(Job) Print every entry, word for word, and skip the images.

— START Material for the task —

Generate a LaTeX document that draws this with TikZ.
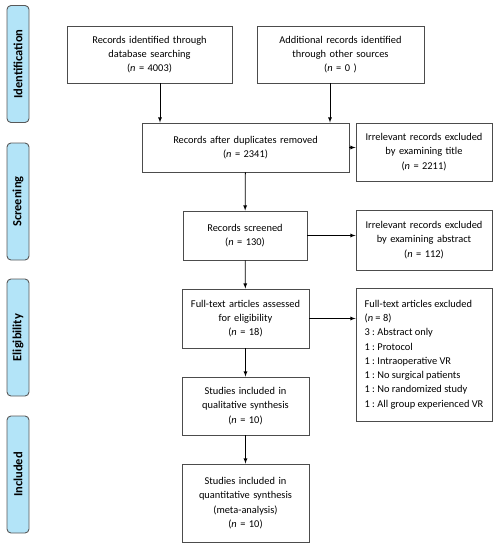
\documentclass[tikz,border=0pt]{standalone}
\usepackage{fontspec}
\setmainfont{Carlito}
\usetikzlibrary{arrows}
\definecolor{phaseblue}{HTML}{B3E4F8}
\tikzset{
  flowbox/.style = {draw=black!70, line width=0.9pt, align=center, inner sep=0pt, font=\fontsize{10.4}{14.3}\selectfont\frenchspacing},
  flowbox_l/.style = {flowbox, align=left},
  phase_b/.style = {draw=black!65, fill=phaseblue, rounded corners=4pt, line width=0.9pt, rotate=90, minimum width=117pt, minimum height=22pt, inner sep=0pt, font=\fontsize{12.5}{14}\selectfont\bfseries},
  flow_arr/.style = {-latex, line width=0.8pt, black},
}

\begin{document}
\begin{tikzpicture}[x=1pt, y=-1pt]
  \useasboundingbox (0,0) rectangle (499,550);

  % phases
  \node [phase_b] (ph_ident) at (18,64)    {Identification};
  \node [phase_b] (ph_screen) at (18,201.5) {Screening};
  \node [phase_b] (ph_elig) at (18,337.5)  {Eligibility};
  \node [phase_b] (ph_incl) at (18,474.5)  {Included};

  % main flow
  \node [flowbox, text width=155pt, minimum width=165pt, minimum height=57pt] (ident_db) at (149.5,54.5)
    {Records identified through\\database searching\\(\textit{n} = 4003)};
  \node [flowbox, text width=157pt, minimum width=167pt, minimum height=57pt] (ident_other) at (340.5,54.5)
    {Additional records identified\\through other sources\\(\textit{n} = 0 )};
  \node [flowbox, text width=197pt, minimum width=207pt, minimum height=49pt] (dup_rm) at (245.5,147.5)
    {Records after duplicates removed\\(\textit{n} = 2341)};
  \node [flowbox, text width=126pt, minimum width=136pt, minimum height=58pt] (excl_title) at (424,152)
    {Irrelevant records excluded\\by examining title\\(\textit{n} = 2211)};
  \node [flowbox, text width=114pt, minimum width=124pt, minimum height=49pt] (screened) at (245,235.5)
    {Records screened\\(\textit{n} = 130)};
  \node [flowbox, text width=126pt, minimum width=136pt, minimum height=60pt] (excl_abs) at (424,240)
    {Irrelevant records excluded\\by examining abstract\\(\textit{n} = 112)};
  \node [flowbox, text width=121pt, minimum width=127pt, minimum height=59pt] (fulltext) at (245.5,318.5)
    {Full-text articles assessed\\for eligibility\\(\textit{n} = 18)};
  \node [flowbox_l, minimum width=136pt, minimum height=133pt] (excl_full) at (424,354.5)
    {Full-text articles excluded\\(\textit{n} = 8)\\3 : Abstract only\\1 : Protocol\\1 : Intraoperative VR\\1 : No surgical patients\\1 : No randomized study\\1 : All group experienced VR};
  \node [flowbox, text width=117pt, minimum width=127pt, minimum height=58pt] (qual) at (245.5,406)
    {Studies included in\\qualitative synthesis\\(\textit{n} = 10)};
  \node [flowbox, text width=117pt, minimum width=127pt, minimum height=78pt] (quant) at (245.5,503)
    {Studies included in\\quantitative synthesis\\(meta-analysis)\\(\textit{n} = 10)};

  % connectors
  \coordinate (db_out) at ([xshift=10.5pt]ident_db.south);
  \coordinate (other_out) at ([xshift=-10.5pt]ident_other.south);
  \draw [flow_arr] (db_out) -- (db_out |- dup_rm.north);
  \draw [flow_arr] (other_out) -- (other_out |- dup_rm.north);
  \draw [flow_arr] (dup_rm.east) -- (dup_rm.east -| excl_title.west);
  \draw [flow_arr] (dup_rm) -- (screened);
  \draw [flow_arr] (screened.east) -- (screened.east -| excl_abs.west);
  \draw [flow_arr] (screened) -- (fulltext);
  \draw [flow_arr] (fulltext.east) -- (fulltext.east -| excl_full.west);
  \draw [flow_arr] (fulltext) -- (qual);
  \draw [flow_arr] (qual) -- (quant);
\end{tikzpicture}
\end{document}
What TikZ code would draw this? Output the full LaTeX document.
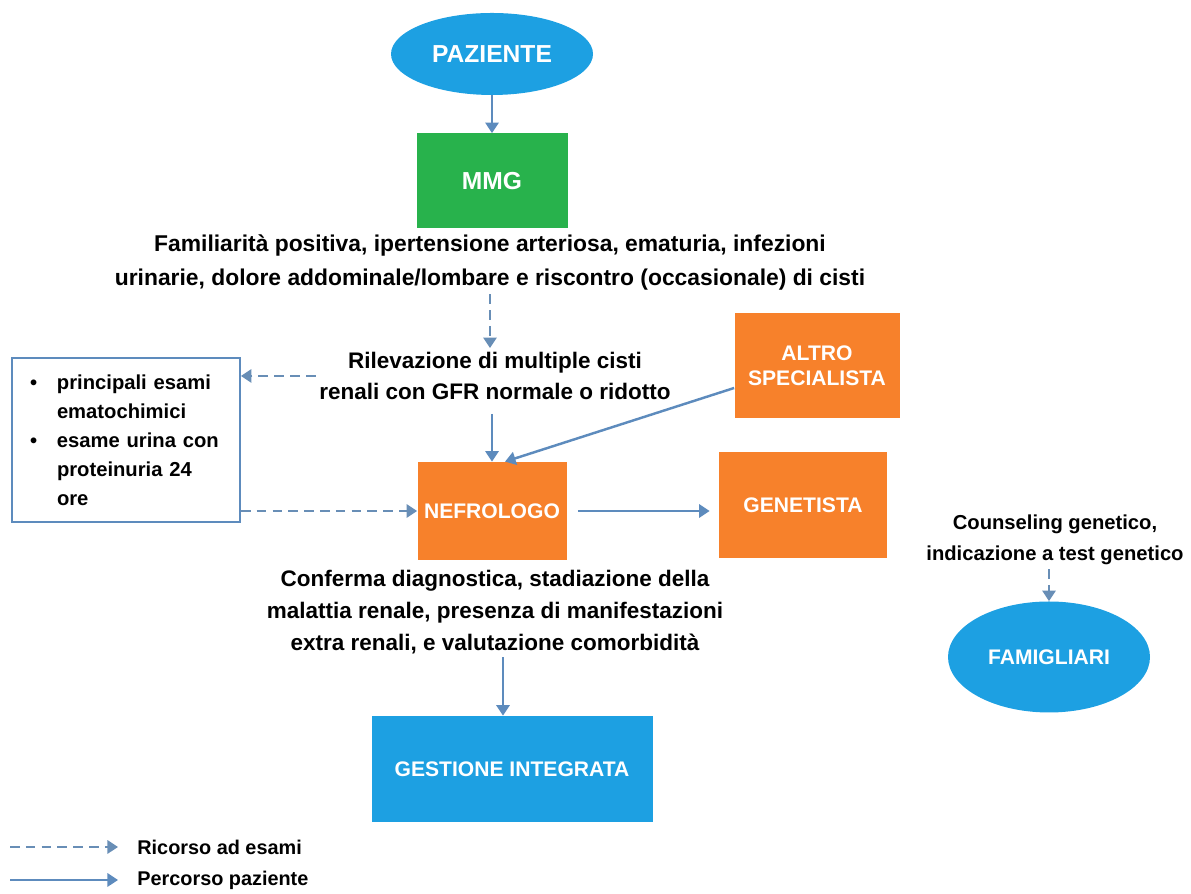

— END Material for the task —

(Completed task)
Generate a LaTeX document that draws this with TikZ.
\documentclass[tikz,border=0pt]{standalone}
\usepackage{fontspec}
\setmainfont{Carlito}
\usetikzlibrary{arrows}
\definecolor{phaseblue}{HTML}{B3E4F8}
\tikzset{
  flowbox/.style = {draw=black!70, line width=0.9pt, align=center, inner sep=0pt, font=\fontsize{10.4}{14.3}\selectfont\frenchspacing},
  flowbox_l/.style = {flowbox, align=left},
  phase_b/.style = {draw=black!65, fill=phaseblue, rounded corners=4pt, line width=0.9pt, rotate=90, minimum width=117pt, minimum height=22pt, inner sep=0pt, font=\fontsize{12.5}{14}\selectfont\bfseries},
  flow_arr/.style = {-latex, line width=0.8pt, black},
}

\begin{document}
\begin{tikzpicture}[x=1pt, y=-1pt]
  \useasboundingbox (0,0) rectangle (499,550);

  % phases
  \node [phase_b] (ph_ident) at (18,64)    {Identification};
  \node [phase_b] (ph_screen) at (18,201.5) {Screening};
  \node [phase_b] (ph_elig) at (18,337.5)  {Eligibility};
  \node [phase_b] (ph_incl) at (18,474.5)  {Included};

  % main flow
  \node [flowbox, text width=155pt, minimum width=165pt, minimum height=57pt] (ident_db) at (149.5,54.5)
    {Records identified through\\database searching\\(\textit{n} = 4003)};
  \node [flowbox, text width=157pt, minimum width=167pt, minimum height=57pt] (ident_other) at (340.5,54.5)
    {Additional records identified\\through other sources\\(\textit{n} = 0 )};
  \node [flowbox, text width=197pt, minimum width=207pt, minimum height=49pt] (dup_rm) at (245.5,147.5)
    {Records after duplicates removed\\(\textit{n} = 2341)};
  \node [flowbox, text width=126pt, minimum width=136pt, minimum height=58pt] (excl_title) at (424,152)
    {Irrelevant records excluded\\by examining title\\(\textit{n} = 2211)};
  \node [flowbox, text width=114pt, minimum width=124pt, minimum height=49pt] (screened) at (245,235.5)
    {Records screened\\(\textit{n} = 130)};
  \node [flowbox, text width=126pt, minimum width=136pt, minimum height=60pt] (excl_abs) at (424,240)
    {Irrelevant records excluded\\by examining abstract\\(\textit{n} = 112)};
  \node [flowbox, text width=121pt, minimum width=127pt, minimum height=59pt] (fulltext) at (245.5,318.5)
    {Full-text articles assessed\\for eligibility\\(\textit{n} = 18)};
  \node [flowbox_l, minimum width=136pt, minimum height=133pt] (excl_full) at (424,354.5)
    {Full-text articles excluded\\(\textit{n} = 8)\\3 : Abstract only\\1 : Protocol\\1 : Intraoperative VR\\1 : No surgical patients\\1 : No randomized study\\1 : All group experienced VR};
  \node [flowbox, text width=117pt, minimum width=127pt, minimum height=58pt] (qual) at (245.5,406)
    {Studies included in\\qualitative synthesis\\(\textit{n} = 10)};
  \node [flowbox, text width=117pt, minimum width=127pt, minimum height=78pt] (quant) at (245.5,503)
    {Studies included in\\quantitative synthesis\\(meta-analysis)\\(\textit{n} = 10)};

  % connectors
  \coordinate (db_out) at ([xshift=10.5pt]ident_db.south);
  \coordinate (other_out) at ([xshift=-10.5pt]ident_other.south);
  \draw [flow_arr] (db_out) -- (db_out |- dup_rm.north);
  \draw [flow_arr] (other_out) -- (other_out |- dup_rm.north);
  \draw [flow_arr] (dup_rm.east) -- (dup_rm.east -| excl_title.west);
  \draw [flow_arr] (dup_rm) -- (screened);
  \draw [flow_arr] (screened.east) -- (screened.east -| excl_abs.west);
  \draw [flow_arr] (screened) -- (fulltext);
  \draw [flow_arr] (fulltext.east) -- (fulltext.east -| excl_full.west);
  \draw [flow_arr] (fulltext) -- (qual);
  \draw [flow_arr] (qual) -- (quant);
\end{tikzpicture}
\end{document}
What TikZ code would draw this? Output the full LaTeX document.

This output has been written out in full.